В повести множество реальных примет времени, когда герои боятся, с одной стороны, забрести в философский спор, а с другой – опасаются, не будет ли разговор о канале более конкретен, чем надо. Они все время сбиваются со своего пути, хотя слушатели уже напоминают о грозящей им статье УК 58–10. Здесь же произносятся расхожие клише 30-х годов об исторической необходимости канала, революции, социализма, о роли и величии Сталина. В этот патетический момент все разражаются аплодисментами, вызывая в памяти знаменитую газетную ремарку: «бурные аплодисменты, все встают и приветствуют вождя». Упоминания о жалких теоретиках диалектики и механистах – несомненный отзвук известной философской дискуссии конца 20-х годов между последователями Деборина – так называемыми диалектиками, и механистами – Аксельрод, Скворцовым-Степановым, Варьяшем и др. Рассуждения о большевистском гуманизме («наш гуманизм построен не только на любви, но и на ненависти») невольно напоминают декларацию о социалистическом гуманизме Горького. Страшная реальность в словах о том, что один звук, произнесенный Сталиным, гениальнее и действеннее всего этого писка «теоретиков», каждый камень канала, каждый синус и косинус проектов гениальнее, нужнее, историчнее, мистичнее сотен книг теоретиков.

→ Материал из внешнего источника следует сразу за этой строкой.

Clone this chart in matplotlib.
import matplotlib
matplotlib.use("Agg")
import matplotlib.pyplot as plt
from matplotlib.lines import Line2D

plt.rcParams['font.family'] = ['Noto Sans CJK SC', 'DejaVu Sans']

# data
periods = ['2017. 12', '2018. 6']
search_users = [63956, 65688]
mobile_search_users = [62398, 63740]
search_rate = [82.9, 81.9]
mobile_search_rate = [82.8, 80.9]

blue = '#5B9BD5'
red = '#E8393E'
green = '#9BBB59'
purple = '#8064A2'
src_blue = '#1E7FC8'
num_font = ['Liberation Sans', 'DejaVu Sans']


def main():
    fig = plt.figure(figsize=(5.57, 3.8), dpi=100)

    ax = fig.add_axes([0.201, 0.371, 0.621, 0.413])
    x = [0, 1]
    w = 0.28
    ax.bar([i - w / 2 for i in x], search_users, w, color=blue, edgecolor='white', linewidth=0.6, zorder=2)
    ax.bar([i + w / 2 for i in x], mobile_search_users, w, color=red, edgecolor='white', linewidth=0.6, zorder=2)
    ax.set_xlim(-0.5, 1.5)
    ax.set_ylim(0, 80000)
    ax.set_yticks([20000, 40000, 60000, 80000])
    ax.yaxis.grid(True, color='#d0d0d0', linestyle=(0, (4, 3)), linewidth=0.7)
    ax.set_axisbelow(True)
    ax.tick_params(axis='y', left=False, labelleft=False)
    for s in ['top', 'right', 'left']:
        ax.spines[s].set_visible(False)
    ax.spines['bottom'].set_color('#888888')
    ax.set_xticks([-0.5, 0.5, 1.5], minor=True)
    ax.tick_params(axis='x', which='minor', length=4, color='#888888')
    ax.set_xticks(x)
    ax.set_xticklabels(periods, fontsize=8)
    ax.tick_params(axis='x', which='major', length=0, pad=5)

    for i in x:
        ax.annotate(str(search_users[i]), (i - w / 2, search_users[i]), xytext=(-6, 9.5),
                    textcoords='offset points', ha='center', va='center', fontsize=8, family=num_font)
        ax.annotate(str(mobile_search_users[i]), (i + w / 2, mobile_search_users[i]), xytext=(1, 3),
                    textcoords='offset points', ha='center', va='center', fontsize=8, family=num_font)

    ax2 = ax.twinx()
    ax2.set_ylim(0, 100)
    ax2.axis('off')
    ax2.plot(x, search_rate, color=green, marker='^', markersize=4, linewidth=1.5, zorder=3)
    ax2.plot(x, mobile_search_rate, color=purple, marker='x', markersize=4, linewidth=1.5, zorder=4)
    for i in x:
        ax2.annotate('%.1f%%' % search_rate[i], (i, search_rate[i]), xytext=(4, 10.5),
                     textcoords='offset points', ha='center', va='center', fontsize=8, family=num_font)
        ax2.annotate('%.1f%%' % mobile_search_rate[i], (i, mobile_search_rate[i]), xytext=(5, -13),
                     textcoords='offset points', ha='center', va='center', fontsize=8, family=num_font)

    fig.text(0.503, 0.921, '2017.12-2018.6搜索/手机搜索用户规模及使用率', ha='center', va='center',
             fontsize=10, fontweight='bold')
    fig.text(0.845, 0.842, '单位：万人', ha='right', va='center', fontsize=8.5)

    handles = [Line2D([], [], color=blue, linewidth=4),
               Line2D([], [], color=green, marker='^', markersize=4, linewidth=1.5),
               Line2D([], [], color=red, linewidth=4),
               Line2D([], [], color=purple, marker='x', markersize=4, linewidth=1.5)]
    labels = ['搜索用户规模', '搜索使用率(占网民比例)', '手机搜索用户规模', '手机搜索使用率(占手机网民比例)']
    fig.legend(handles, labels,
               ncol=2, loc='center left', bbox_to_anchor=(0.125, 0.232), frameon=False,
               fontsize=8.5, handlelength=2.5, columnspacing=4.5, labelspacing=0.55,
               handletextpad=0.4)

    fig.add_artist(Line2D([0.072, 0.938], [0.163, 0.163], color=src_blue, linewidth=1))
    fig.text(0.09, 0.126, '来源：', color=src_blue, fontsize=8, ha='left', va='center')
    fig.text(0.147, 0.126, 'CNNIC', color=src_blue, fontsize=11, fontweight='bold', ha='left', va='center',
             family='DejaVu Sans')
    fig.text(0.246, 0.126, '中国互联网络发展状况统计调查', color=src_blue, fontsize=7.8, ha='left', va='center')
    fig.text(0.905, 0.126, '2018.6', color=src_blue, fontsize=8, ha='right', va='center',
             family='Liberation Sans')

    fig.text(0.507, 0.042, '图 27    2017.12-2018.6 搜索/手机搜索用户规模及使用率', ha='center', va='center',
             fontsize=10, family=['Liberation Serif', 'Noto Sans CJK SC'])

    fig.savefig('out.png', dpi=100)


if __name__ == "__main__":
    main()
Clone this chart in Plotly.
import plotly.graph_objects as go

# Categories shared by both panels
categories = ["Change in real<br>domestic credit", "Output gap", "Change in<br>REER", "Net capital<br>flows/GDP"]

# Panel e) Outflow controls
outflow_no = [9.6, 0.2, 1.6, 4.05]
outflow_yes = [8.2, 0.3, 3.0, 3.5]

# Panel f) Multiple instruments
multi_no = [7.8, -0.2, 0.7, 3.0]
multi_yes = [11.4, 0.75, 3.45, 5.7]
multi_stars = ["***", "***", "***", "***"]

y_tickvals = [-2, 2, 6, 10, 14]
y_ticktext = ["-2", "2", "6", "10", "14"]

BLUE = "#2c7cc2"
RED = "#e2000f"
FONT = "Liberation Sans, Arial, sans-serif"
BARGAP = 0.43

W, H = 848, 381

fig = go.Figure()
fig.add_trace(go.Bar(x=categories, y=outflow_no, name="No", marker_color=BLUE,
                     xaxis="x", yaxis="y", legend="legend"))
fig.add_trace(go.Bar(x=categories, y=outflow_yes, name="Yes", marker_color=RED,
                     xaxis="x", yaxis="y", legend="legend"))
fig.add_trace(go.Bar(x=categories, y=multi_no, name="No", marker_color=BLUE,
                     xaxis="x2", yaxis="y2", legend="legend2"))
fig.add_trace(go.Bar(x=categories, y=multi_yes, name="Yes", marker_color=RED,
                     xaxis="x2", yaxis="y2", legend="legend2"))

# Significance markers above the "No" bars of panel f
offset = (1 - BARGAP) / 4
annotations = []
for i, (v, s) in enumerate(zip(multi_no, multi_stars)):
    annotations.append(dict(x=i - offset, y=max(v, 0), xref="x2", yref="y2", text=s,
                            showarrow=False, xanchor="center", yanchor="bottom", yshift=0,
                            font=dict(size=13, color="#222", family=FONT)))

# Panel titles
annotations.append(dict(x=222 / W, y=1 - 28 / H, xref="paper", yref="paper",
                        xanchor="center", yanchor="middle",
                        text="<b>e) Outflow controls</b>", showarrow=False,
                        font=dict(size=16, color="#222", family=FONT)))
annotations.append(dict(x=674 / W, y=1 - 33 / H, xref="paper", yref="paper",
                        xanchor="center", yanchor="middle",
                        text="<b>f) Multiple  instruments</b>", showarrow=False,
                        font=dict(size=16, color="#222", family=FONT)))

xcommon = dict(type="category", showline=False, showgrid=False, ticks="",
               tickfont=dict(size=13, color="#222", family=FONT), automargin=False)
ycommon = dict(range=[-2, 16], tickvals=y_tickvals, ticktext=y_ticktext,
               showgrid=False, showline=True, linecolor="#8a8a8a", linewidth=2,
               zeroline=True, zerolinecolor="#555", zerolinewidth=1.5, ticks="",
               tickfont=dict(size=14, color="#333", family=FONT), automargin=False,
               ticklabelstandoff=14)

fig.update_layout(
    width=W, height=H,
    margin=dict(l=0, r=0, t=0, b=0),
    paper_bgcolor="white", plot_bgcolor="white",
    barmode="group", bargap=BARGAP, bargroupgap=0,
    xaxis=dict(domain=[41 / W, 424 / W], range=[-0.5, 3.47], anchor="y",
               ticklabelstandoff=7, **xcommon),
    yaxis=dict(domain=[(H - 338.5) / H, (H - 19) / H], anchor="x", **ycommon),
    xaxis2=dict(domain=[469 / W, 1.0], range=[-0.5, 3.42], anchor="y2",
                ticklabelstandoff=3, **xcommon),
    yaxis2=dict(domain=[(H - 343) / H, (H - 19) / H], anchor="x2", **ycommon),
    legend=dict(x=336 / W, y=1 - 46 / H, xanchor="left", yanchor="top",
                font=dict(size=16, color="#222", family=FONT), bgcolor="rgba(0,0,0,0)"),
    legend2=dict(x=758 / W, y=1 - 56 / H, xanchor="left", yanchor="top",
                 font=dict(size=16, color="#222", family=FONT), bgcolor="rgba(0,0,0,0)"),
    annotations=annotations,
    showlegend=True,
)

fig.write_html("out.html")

Стоит обратить внимание на всю эту расхожую вульгарную фразеологию Абрамова и наклеивание ярлыков, характерные для жизни социалистического человека. Здесь лево-буржуазный материализм, метафизика и контрреволюция, либерально-интеллигентский метод, гнилой либерализм, фашистский неофеодализм, мелкобуржуазное бунтарство, эстетствующее рантьерство и т. д. и т. п.

Эта фразеология достигает в повести А. Ф. Лосева афористической четкости. «Единственно, чем можно убедить утонченного интеллигента, – поркой», «жизнь сурова, а техника – весела»; «социализм, когда сильнейший ест, сколько хочет, а слабейший тоже ест, сколько хочет», «суровый коммунизм великолепно уживается с негритянским лупанарием»; «нельзя быть таким здоровым… надо побольше нервов… мы – нервные люди», «мера нужна там, где есть порка… Если нет порки, то что же именно умерять… где нет порки, там нет творчества, не говоря уже о воспитании… Наш гуманизм построен не только на любви, но и на ненависти. И мы порем тех, кого любим…»

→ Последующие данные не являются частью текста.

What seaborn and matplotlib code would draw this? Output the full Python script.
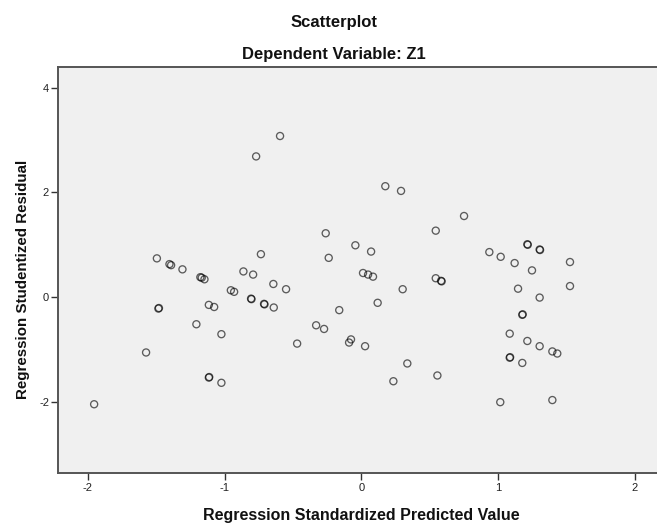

Выразительна газетная риторика ортодоксального марксиста Абрамова, иной раз переходящая в пародирование сталинской речевой манеры, когда каждая фраза начинается с ударной анафоры. Например, «мы отвергаем» повторяется четырежды, вслед за этим задается риторический вопрос: «Где же наш коллектив как живая индивидуальность? Где тот мозг, то сердце, тот живой организм, который ориентирует нас в мире, в жизни…» И, наконец, заключительный ответ: «Эта живая действительность есть наш вождь, и мудрость вождя и есть мудрость диктатуры пролетариата». В последней речи Абрамова настоящая похвала мировой революции: «Клубится, клокочет и бушует революционная лава… перед нами рушатся миры в сплошную туманность… Рождение и смерть слились до полной неразличимости… Мы гибнем в этом огненном хаосе, чтобы воскреснуть… имя этому огню мировая революция…» Страшно звучат слова о том, что в новое небывалое царство солнца, света и радости ведет одно из счастливых преддверий – Беломорстрой. «Вылезайте все, – уже истерически кричит Абрамов. – Если надо умереть, умирайте все! Верьте в чудо истории, вас воскрешающее».

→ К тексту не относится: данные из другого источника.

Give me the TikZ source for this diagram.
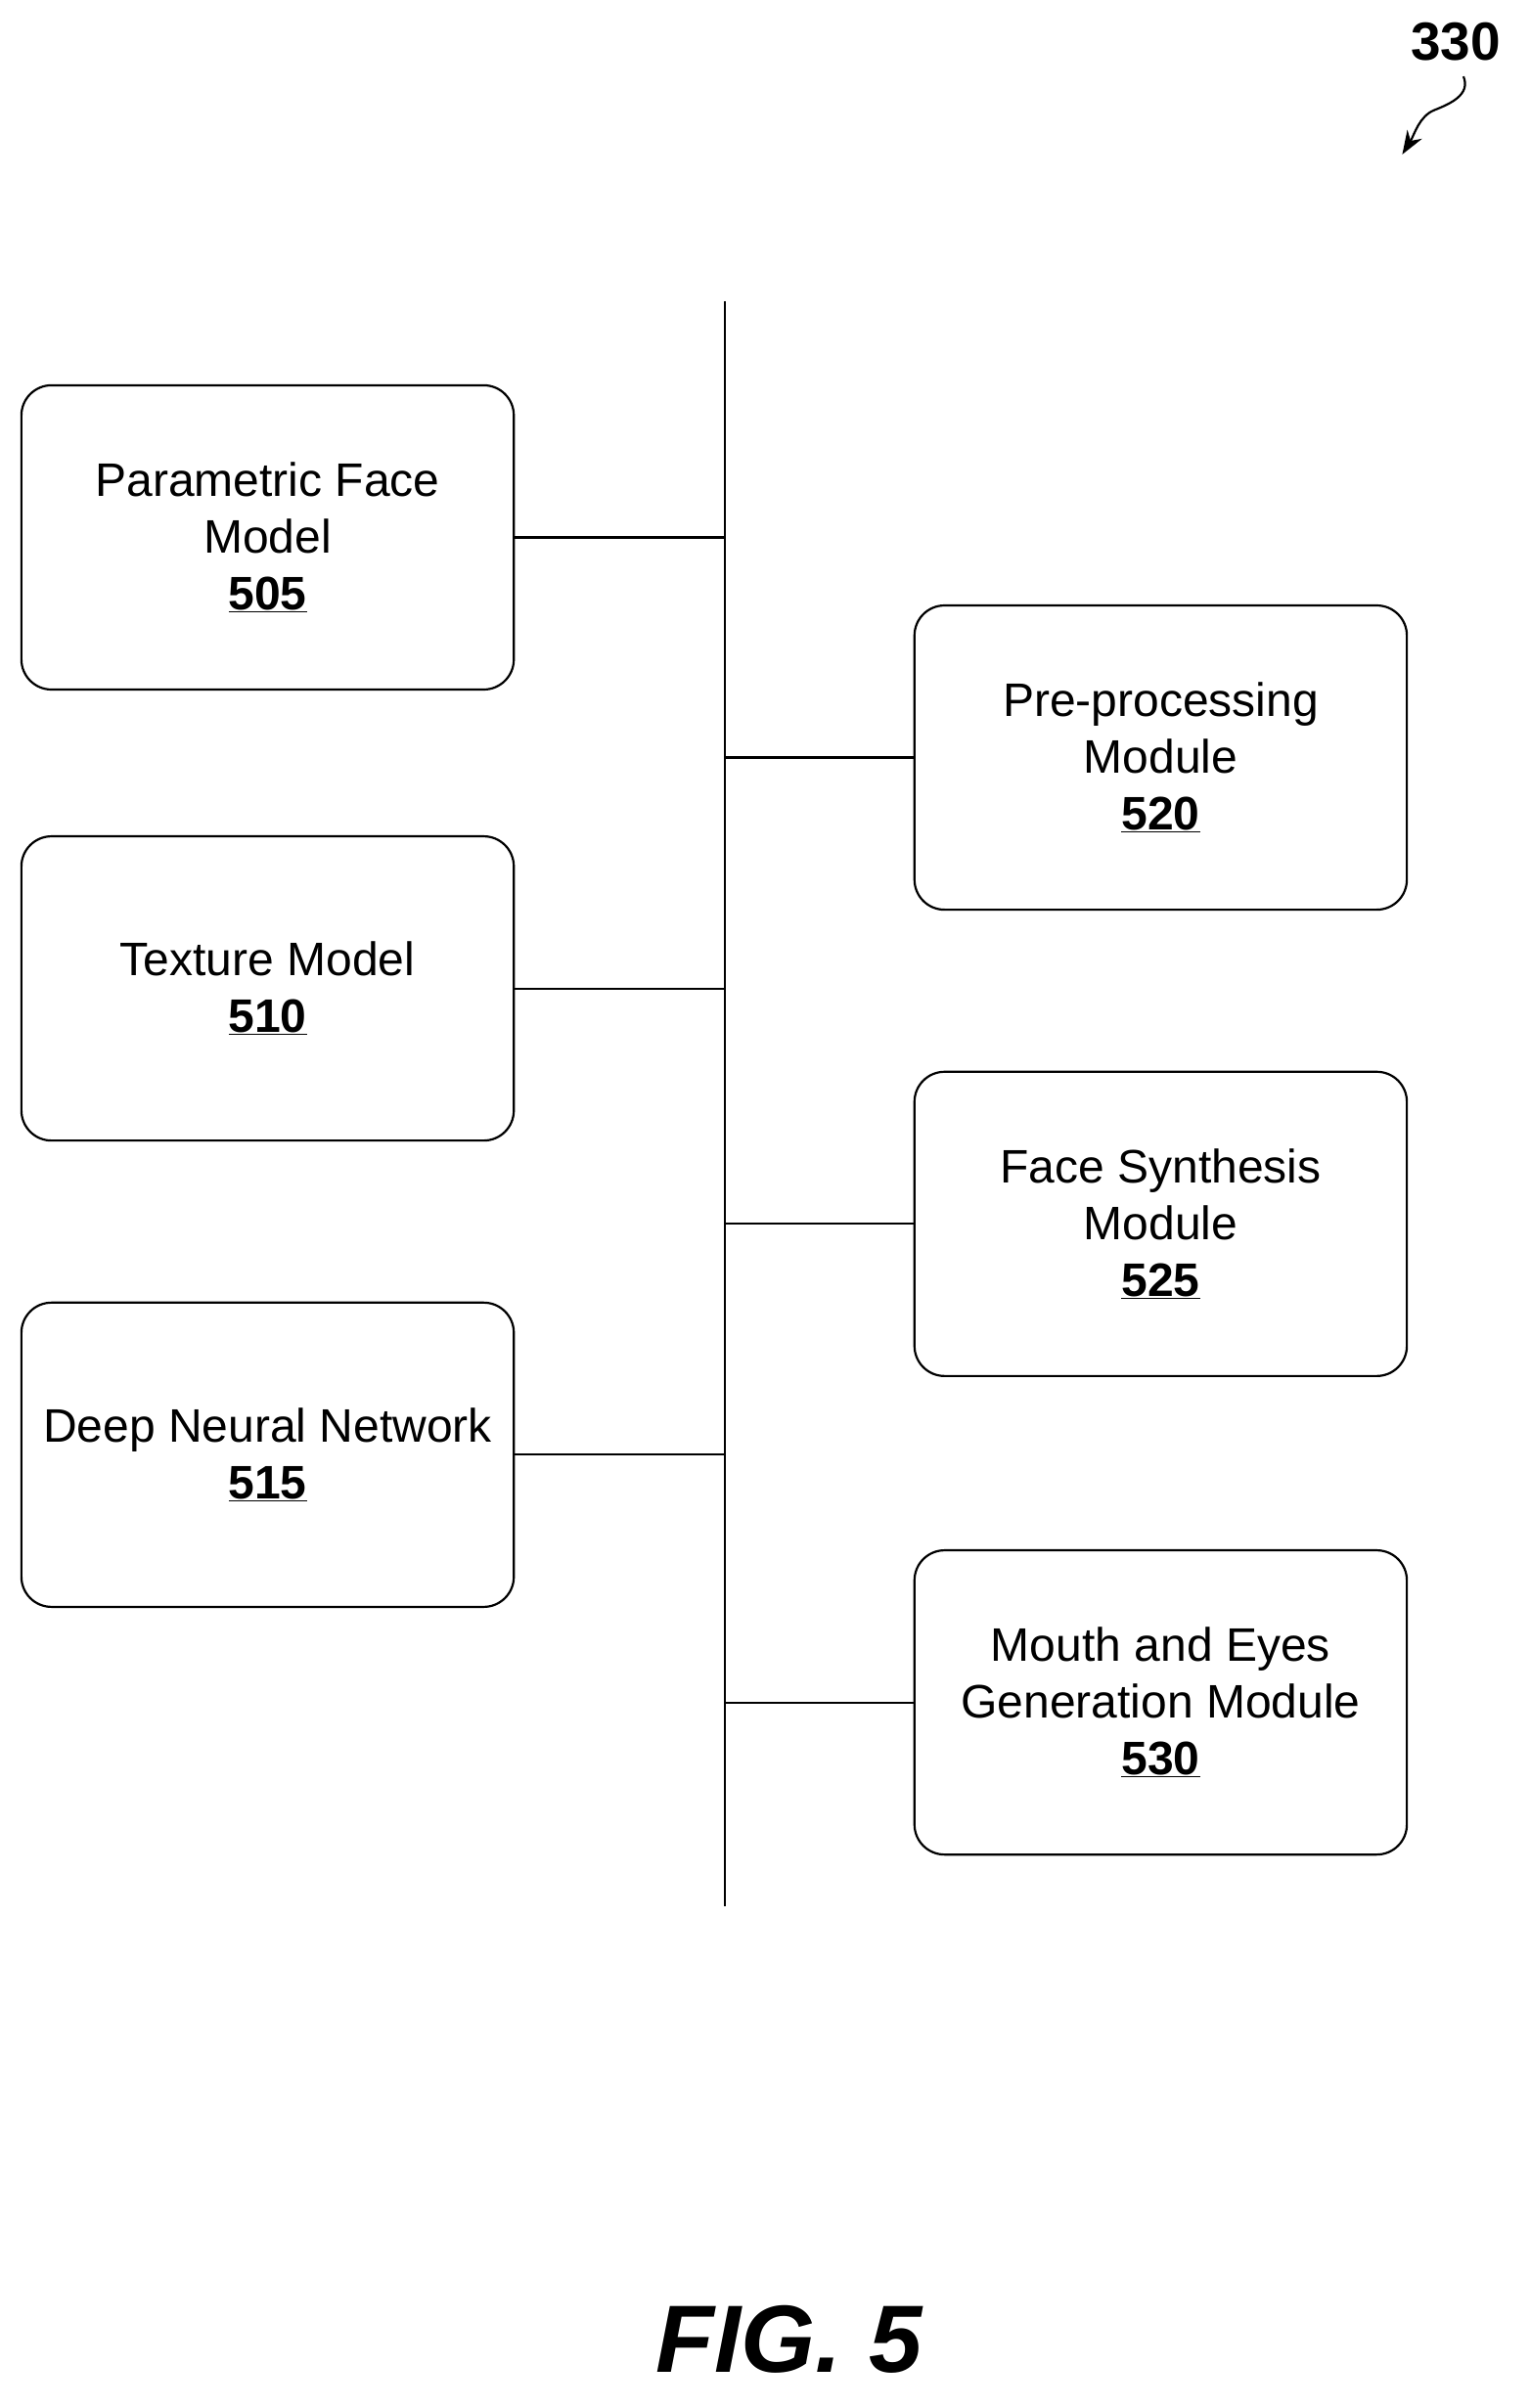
\documentclass[tikz,border=0pt]{standalone}
\usepackage{fontspec}
\setmainfont{Liberation Sans}
\usetikzlibrary{arrows.meta}
\begin{document}
\begin{tikzpicture}[x=0.05cm,y=-0.05cm,
  box/.style={draw,line width=2pt,rounded corners=28pt,minimum width=322*0.05cm,minimum height=199*0.05cm,align=center,inner sep=0pt,font=\fontsize{43.7}{52.5}\selectfont},
  ln/.style={line width=2pt}]
\useasboundingbox (0,0) rectangle (1000,1575);
\newcommand{\num}[1]{\textbf{\underline{#1}}}
\node[box] (b505) at (175,351.5) {Parametric Face\\Model\\\num{505}};
\node[box] (b510) at (175,646.5) {Texture Model\\\num{510}};
\node[box] (b515) at (175,951.5) {Deep Neural Network\\\num{515}};
\node[box] (b520) at (759,495.5) {Pre-processing\\Module\\\num{520}};
\node[box] (b525) at (759,800.5) {Face Synthesis\\Module\\\num{525}};
\node[box] (b530) at (759,1113.5) {Mouth and Eyes\\Generation Module\\\num{530}};
\coordinate (top) at (474,197);
\coordinate (bot) at (474,1247);
\draw[ln] (top) -- (bot);
\foreach \n in {505,510,515} \draw[ln] (b\n.east) -- (b\n.east -| top);
\foreach \n in {520,525,530} \draw[ln] (b\n.west) -- (b\n.west -| top);
\node[font=\bfseries\fontsize{50}{60}\selectfont] (lbl) at (952,27) {330};
\coordinate (tip) at (917,101);
\draw[ln,-{Stealth[length=22pt,width=16pt]}] (957,50) .. controls (962,62) and (948,68) .. (938,72) .. controls (928,76) and (925,88) .. (tip);
\node[font=\bfseries\itshape\fontsize{89}{100}\selectfont] (fig) at (516,1530) {FIG. 5};
\end{tikzpicture}
\end{document}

Что делать человеку, если он «сослан в XX век, в определенную социально-историческую эпоху», если ему навязана борьба, чуждая и непонятная? Что делать человеку, если еще значительнее «бессрочная ссылка в жизнь вообще», где царит «мстительное и беспомощное безумие»? Остается апеллировать к абсолютному разуму, но для большевиков на канале – это хлам, и никакого абсолютного разума нет, а все рассуждения на подобную тему они считают поповством.

Собеседники на канале в своих первомайских речах, в день праздника трудящихся всего мира так и не соблюли меру. Рассуждения о технике привели их на опасную стезю философствования и в конце концов вылились в понимание советской действительности как трагедии и трагического дифирамба.